What surprised me most was how little this feels like a typical Hollywood autobiography. Stone mentions her famous roles, sure, but this isn't a behind-the-scenes tour of movie sets or a name-dropping exercise. She's more interested in the internal stuff—the spiritual seeking, the humanitarian work, the slow reconstruction of family relationships after everything fell apart. If you're looking for juicy industry gossip or detailed career insights, you'll be disappointed. This is a book about what happens after the spotlight dims and you're left figuring out who you actually are.
The audio production is clean, no technical issues to report. Stone's voice carries well at standard speed, though I found myself slowing down during the more emotionally dense passages just to let them land properly. The seven-hour runtime feels appropriate—long enough to be substantial, short enough that the non-linear structure doesn't become exhausting.
Who This Is (and Isn't) For
This isn't for casual celebrity fans who want entertainment.

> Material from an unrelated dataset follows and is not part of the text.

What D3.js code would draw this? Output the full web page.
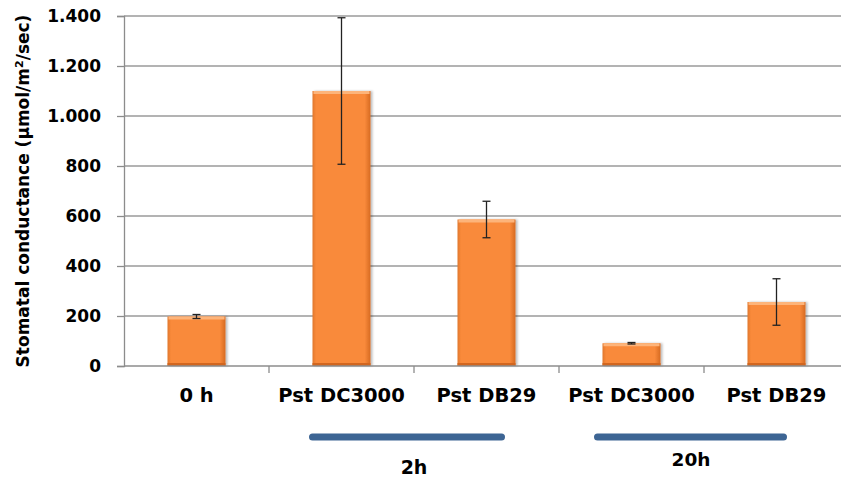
<!DOCTYPE html>
<html>
<head>
<meta charset="utf-8">
<script src="https://cdn.jsdelivr.net/npm/d3@7"></script>
<style>
  html, body { margin: 0; padding: 0; background: #fff; }
  svg { display: block; font-family: "DejaVu Sans", sans-serif; }
</style>
</head>
<body>
<svg id="chart" width="841" height="479"></svg>
<script>
// Stomatal conductance per treatment (µmol/m²/sec), mean and error
const categories = ["0 h", "Pst DC3000", "Pst DB29", "Pst DC3000", "Pst DB29"];
const means = [198, 1100, 586, 91, 256];
const errors = [8, 293, 73, 3, 93];
const yTicks = [0, 200, 400, 600, 800, 1000, 1200, 1400];
const groups = [
  { label: "2h", from: 1, to: 2 },
  { label: "20h", from: 3, to: 4 }
];

const svg = d3.select("#chart");
const x0 = 124, x1 = 849, yTop = 16, yBottom = 366;
const FONT = "'DejaVu Sans', sans-serif";

const x = d3.scaleBand().domain(d3.range(categories.length)).range([x0, x1]).padding(0);
const y = d3.scaleLinear().domain([0, 1400]).range([yBottom, yTop]);
const fmt = d => d3.format(",")(d).replace(/,/g, ".");
const center = i => x(i) + x.bandwidth() / 2;

// Bar shading
const defs = svg.append("defs");
const gh = defs.append("linearGradient").attr("id", "barH").attr("x1", 0).attr("x2", 1).attr("y1", 0).attr("y2", 0);
gh.append("stop").attr("offset", "0%").attr("stop-color", "#e0772c");
gh.append("stop").attr("offset", "6%").attr("stop-color", "#f98a3b");
gh.append("stop").attr("offset", "90%").attr("stop-color", "#f98a3b");
gh.append("stop").attr("offset", "100%").attr("stop-color", "#d66a22");
const shadow = defs.append("filter").attr("id", "shadow").attr("x", "-10%").attr("y", "-10%").attr("width", "130%").attr("height", "120%");
shadow.append("feDropShadow").attr("dx", 2).attr("dy", 0).attr("stdDeviation", 1.2).attr("flood-color", "#000").attr("flood-opacity", 0.25);

// Gridlines
svg.append("g").selectAll("line").data(yTicks.filter(d => d > 0)).join("line")
  .attr("x1", x0).attr("x2", 841)
  .attr("y1", d => y(d)).attr("y2", d => y(d))
  .attr("stroke", "#9a9a9a").attr("stroke-width", 1.3);

// Bars
const bw = x.bandwidth() * 0.4;
const bars = svg.append("g").selectAll("g").data(means).join("g");
bars.append("rect")
  .attr("x", (d, i) => center(i) - bw / 2)
  .attr("y", d => y(d))
  .attr("width", bw)
  .attr("height", d => yBottom - y(d))
  .attr("fill", "url(#barH)")
  .attr("filter", "url(#shadow)");
bars.append("rect")
  .attr("x", (d, i) => center(i) - bw / 2 + 1)
  .attr("y", d => y(d))
  .attr("width", bw - 2)
  .attr("height", 3)
  .attr("fill", "#fdb47a");
bars.append("rect")
  .attr("x", (d, i) => center(i) - bw / 2)
  .attr("y", yBottom - 3)
  .attr("width", bw)
  .attr("height", 3)
  .attr("fill", "#d2661f");

// Error bars
const eb = svg.append("g").attr("stroke", "#222").attr("stroke-width", 1.3);
means.forEach((m, i) => {
  const cx = center(i);
  const hi = y(m + errors[i]), lo = y(m - errors[i]);
  eb.append("line").attr("x1", cx).attr("x2", cx).attr("y1", hi).attr("y2", lo);
  eb.append("line").attr("x1", cx - 4).attr("x2", cx + 4).attr("y1", hi).attr("y2", hi);
  eb.append("line").attr("x1", cx - 4).attr("x2", cx + 4).attr("y1", lo).attr("y2", lo);
});

// Y axis
const yAxis = svg.append("g").attr("transform", `translate(${x0},0)`)
  .call(d3.axisLeft(y).tickValues(yTicks).tickFormat(fmt).tickSize(7).tickPadding(16));
yAxis.select(".domain").attr("stroke", "#8c8c8c").attr("stroke-width", 1.3);
yAxis.selectAll(".tick line").attr("stroke", "#8c8c8c").attr("stroke-width", 1.3);
yAxis.selectAll(".tick text").attr("font-size", 17).attr("font-weight", "bold").attr("fill", "#000")
  .attr("font-family", FONT);

// X axis
svg.append("line").attr("x1", x0).attr("x2", 841).attr("y1", yBottom).attr("y2", yBottom)
  .attr("stroke", "#8c8c8c").attr("stroke-width", 1.5);
svg.append("g").selectAll("line").data(d3.range(1, categories.length)).join("line")
  .attr("x1", d => x(d)).attr("x2", d => x(d))
  .attr("y1", yBottom).attr("y2", yBottom + 7)
  .attr("stroke", "#8c8c8c").attr("stroke-width", 1.3);
svg.append("g").selectAll("text").data(categories).join("text")
  .attr("x", (d, i) => center(i))
  .attr("y", 402)
  .attr("text-anchor", "middle")
  .attr("font-size", 19.5).attr("font-weight", "bold")
  .text(d => d);

// Y axis title
svg.append("text")
  .attr("transform", "translate(29,191) rotate(-90)")
  .attr("text-anchor", "middle")
  .attr("font-size", 17).attr("font-weight", "bold")
  .html("Stomatal conductance (µmol/m<tspan dy='-6' font-size='11'>2</tspan><tspan dy='6'>/sec)</tspan>");

// Time-point group brackets
const barEnds = [[-29, 15], [-34, 7]];
const labelPos = [{ dx: 0, y: 474, size: 19 }, { dx: -13, y: 466, size: 18.5 }];
groups.forEach((g, k) => {
  svg.append("line")
    .attr("x1", center(g.from) + barEnds[k][0]).attr("x2", center(g.to) + barEnds[k][1])
    .attr("y1", 437).attr("y2", 437)
    .attr("stroke", "#3d6594").attr("stroke-width", 7).attr("stroke-linecap", "round");
  svg.append("text")
    .attr("x", x(g.from) + x.bandwidth() + labelPos[k].dx)
    .attr("y", labelPos[k].y)
    .attr("text-anchor", "middle")
    .attr("font-size", labelPos[k].size).attr("font-weight", "bold")
    .text(g.label);
});
</script>
</body>
</html>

It's for people who've had to rebuild themselves after catastrophic loss—survivors of various kinds who might recognize their own fragmented healing in Stone's scattered narrative. If you value authenticity over polish, don't mind sitting with discomfort, and understand that sometimes the most honest stories are the messiest ones, you'll find something here. But if you want linear storytelling or Hollywood gossip, skip it.
Stone earned a New York Times bestseller with this book, and Oprah Magazine called it "brutally honest, restless and questing." That description holds up. There's a restlessness to the narration that matches the restlessness of the content—a woman still searching, still making sense of things, still figuring out what her second life means.
The audiobook format serves this material well specifically because Stone narrates it herself. A professional voice actor might have smoothed out the rough edges, made the emotional beats more predictable. Instead, you get the real thing—uneven, sometimes frustrating, occasionally transcendent.
Worth the Interrupted Listening Sessions
I didn't cry, for what it's worth. But I did find myself thinking about resilience differently by the end, about how the stories we tell ourselves about our own lives don't have to be linear to be true. For a busy week of interrupted listening sessions, that's worth something.